## START

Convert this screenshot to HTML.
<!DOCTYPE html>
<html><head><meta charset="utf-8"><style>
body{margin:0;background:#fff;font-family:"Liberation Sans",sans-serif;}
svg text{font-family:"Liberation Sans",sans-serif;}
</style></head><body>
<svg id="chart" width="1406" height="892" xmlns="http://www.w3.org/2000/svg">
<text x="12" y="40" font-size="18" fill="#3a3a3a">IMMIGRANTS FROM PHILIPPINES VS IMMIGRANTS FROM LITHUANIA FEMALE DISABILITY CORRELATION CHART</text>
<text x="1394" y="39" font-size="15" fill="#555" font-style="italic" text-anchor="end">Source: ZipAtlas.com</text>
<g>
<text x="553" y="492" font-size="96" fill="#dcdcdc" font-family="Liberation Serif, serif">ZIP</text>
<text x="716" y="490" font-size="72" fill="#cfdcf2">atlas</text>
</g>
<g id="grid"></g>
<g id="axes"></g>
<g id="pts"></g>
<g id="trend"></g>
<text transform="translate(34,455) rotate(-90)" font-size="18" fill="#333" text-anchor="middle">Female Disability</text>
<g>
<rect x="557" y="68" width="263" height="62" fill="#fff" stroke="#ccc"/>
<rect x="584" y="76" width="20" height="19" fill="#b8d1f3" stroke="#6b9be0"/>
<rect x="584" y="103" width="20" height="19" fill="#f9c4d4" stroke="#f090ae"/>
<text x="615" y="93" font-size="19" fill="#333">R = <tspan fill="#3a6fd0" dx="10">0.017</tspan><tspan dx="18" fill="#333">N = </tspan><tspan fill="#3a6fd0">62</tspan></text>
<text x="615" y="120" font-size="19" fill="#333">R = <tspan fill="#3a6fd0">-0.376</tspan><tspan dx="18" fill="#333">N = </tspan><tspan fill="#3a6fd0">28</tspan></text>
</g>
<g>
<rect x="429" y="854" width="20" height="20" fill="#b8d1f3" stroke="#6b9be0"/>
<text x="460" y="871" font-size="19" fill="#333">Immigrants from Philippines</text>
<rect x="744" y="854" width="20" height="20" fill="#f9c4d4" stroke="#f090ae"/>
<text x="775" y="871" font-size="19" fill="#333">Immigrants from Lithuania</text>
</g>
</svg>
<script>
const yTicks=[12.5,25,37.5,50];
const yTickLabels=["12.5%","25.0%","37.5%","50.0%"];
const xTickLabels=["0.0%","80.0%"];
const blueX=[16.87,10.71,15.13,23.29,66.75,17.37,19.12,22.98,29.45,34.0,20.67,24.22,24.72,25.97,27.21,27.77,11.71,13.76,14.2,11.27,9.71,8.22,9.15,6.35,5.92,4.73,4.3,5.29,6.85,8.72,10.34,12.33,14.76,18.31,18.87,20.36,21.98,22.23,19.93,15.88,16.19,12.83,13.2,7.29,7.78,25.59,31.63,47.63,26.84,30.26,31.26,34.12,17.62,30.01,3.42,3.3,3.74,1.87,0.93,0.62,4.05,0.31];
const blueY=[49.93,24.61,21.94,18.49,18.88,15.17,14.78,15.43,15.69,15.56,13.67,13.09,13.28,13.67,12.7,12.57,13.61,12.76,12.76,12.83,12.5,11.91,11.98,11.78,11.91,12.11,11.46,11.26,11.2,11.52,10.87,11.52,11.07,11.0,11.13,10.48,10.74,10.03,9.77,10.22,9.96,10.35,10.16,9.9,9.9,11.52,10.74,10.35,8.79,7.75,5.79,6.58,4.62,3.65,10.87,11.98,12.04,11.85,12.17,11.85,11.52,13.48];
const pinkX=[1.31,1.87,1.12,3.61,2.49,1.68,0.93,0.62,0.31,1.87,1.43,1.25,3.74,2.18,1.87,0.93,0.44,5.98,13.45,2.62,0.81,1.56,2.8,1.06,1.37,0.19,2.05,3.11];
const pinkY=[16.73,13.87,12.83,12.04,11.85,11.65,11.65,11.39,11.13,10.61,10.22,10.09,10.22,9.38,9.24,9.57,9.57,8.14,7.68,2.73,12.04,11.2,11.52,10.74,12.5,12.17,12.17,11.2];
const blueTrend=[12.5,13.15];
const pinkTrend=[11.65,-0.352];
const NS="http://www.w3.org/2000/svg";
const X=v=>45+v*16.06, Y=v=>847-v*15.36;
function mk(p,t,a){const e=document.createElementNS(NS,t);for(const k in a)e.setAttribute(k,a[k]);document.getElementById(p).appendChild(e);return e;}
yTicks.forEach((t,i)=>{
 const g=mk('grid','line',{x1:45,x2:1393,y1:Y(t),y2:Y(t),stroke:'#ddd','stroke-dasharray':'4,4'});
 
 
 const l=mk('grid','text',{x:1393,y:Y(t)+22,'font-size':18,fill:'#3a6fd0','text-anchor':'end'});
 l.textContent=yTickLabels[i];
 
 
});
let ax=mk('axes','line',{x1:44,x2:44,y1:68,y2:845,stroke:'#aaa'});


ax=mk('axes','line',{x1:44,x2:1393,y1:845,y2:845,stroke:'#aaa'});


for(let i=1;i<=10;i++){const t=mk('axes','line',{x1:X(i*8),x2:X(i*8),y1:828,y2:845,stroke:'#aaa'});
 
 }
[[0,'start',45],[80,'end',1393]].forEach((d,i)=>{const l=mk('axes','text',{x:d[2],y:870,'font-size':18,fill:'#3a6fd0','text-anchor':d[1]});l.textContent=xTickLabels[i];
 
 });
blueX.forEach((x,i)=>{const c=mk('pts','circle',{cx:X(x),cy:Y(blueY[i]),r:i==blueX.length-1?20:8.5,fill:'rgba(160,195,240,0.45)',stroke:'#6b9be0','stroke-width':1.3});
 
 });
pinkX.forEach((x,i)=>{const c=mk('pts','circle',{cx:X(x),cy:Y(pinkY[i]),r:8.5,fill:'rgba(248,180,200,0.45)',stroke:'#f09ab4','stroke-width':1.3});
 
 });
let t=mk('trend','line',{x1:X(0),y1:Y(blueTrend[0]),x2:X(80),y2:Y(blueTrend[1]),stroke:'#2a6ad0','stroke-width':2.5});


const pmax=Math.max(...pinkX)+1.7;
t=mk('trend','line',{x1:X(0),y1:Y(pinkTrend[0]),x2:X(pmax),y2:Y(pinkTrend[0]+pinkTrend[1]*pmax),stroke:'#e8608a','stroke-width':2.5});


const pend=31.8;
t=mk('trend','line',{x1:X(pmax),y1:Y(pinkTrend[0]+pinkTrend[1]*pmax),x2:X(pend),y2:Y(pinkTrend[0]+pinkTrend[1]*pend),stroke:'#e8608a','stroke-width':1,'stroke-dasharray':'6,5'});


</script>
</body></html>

## END
## START

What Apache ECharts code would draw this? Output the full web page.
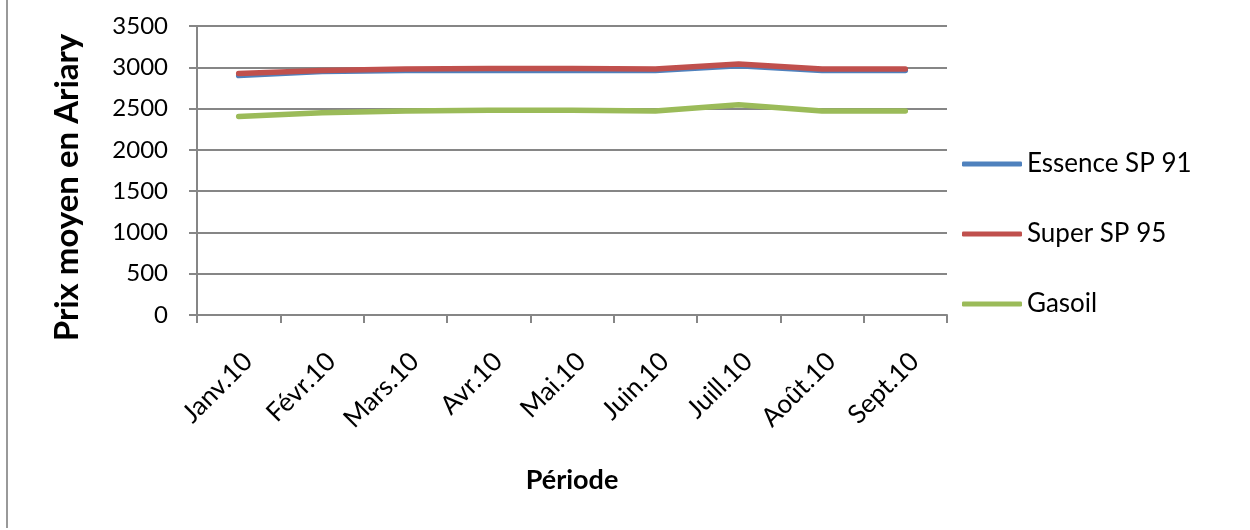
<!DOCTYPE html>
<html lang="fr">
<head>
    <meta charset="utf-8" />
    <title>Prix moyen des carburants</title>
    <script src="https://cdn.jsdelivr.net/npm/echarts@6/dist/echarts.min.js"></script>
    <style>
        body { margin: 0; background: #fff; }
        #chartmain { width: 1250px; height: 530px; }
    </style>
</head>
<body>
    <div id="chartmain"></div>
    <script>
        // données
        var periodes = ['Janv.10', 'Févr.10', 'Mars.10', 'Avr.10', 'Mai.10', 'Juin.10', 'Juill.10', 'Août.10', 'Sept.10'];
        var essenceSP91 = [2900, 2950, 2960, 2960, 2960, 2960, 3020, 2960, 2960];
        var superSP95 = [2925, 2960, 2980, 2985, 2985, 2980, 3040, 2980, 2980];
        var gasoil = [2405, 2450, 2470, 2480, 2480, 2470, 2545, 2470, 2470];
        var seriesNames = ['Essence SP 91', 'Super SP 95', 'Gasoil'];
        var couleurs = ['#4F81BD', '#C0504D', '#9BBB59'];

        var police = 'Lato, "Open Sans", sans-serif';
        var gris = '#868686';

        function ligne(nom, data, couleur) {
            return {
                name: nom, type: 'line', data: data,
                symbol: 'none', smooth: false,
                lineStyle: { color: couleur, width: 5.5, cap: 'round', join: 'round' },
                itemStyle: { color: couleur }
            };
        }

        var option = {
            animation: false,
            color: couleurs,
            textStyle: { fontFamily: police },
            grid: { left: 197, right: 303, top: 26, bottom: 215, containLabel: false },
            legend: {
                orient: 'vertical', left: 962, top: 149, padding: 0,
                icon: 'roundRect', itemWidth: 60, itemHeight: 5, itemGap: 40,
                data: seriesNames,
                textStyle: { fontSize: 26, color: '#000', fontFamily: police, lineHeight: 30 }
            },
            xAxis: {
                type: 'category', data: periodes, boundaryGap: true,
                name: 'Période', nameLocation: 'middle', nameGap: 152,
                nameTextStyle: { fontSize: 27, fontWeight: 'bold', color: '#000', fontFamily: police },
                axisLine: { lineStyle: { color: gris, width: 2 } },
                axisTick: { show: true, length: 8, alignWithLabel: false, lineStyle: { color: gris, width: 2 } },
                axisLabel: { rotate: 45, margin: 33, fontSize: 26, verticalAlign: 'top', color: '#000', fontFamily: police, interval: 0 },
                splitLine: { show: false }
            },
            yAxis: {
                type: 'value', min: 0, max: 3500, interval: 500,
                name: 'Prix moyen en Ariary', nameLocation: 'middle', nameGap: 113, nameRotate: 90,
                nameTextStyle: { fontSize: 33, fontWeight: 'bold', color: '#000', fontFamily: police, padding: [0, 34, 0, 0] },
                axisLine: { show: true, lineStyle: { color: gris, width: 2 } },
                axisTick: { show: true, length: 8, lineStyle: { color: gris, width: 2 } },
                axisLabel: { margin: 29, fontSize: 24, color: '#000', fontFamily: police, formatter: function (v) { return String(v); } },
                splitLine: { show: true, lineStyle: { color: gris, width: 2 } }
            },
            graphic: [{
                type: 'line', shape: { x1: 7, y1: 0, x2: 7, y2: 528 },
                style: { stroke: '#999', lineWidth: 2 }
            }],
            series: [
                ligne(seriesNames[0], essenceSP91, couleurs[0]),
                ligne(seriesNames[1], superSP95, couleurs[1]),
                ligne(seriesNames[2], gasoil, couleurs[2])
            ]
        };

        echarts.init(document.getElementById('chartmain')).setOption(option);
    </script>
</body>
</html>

## END

> _Aim of the exercise_: All lines holding the word "this" should be picked out and copied.

> _Written response_:
Convert this screenshot to HTML.
What Apache ECharts code would draw this? Output the full web page.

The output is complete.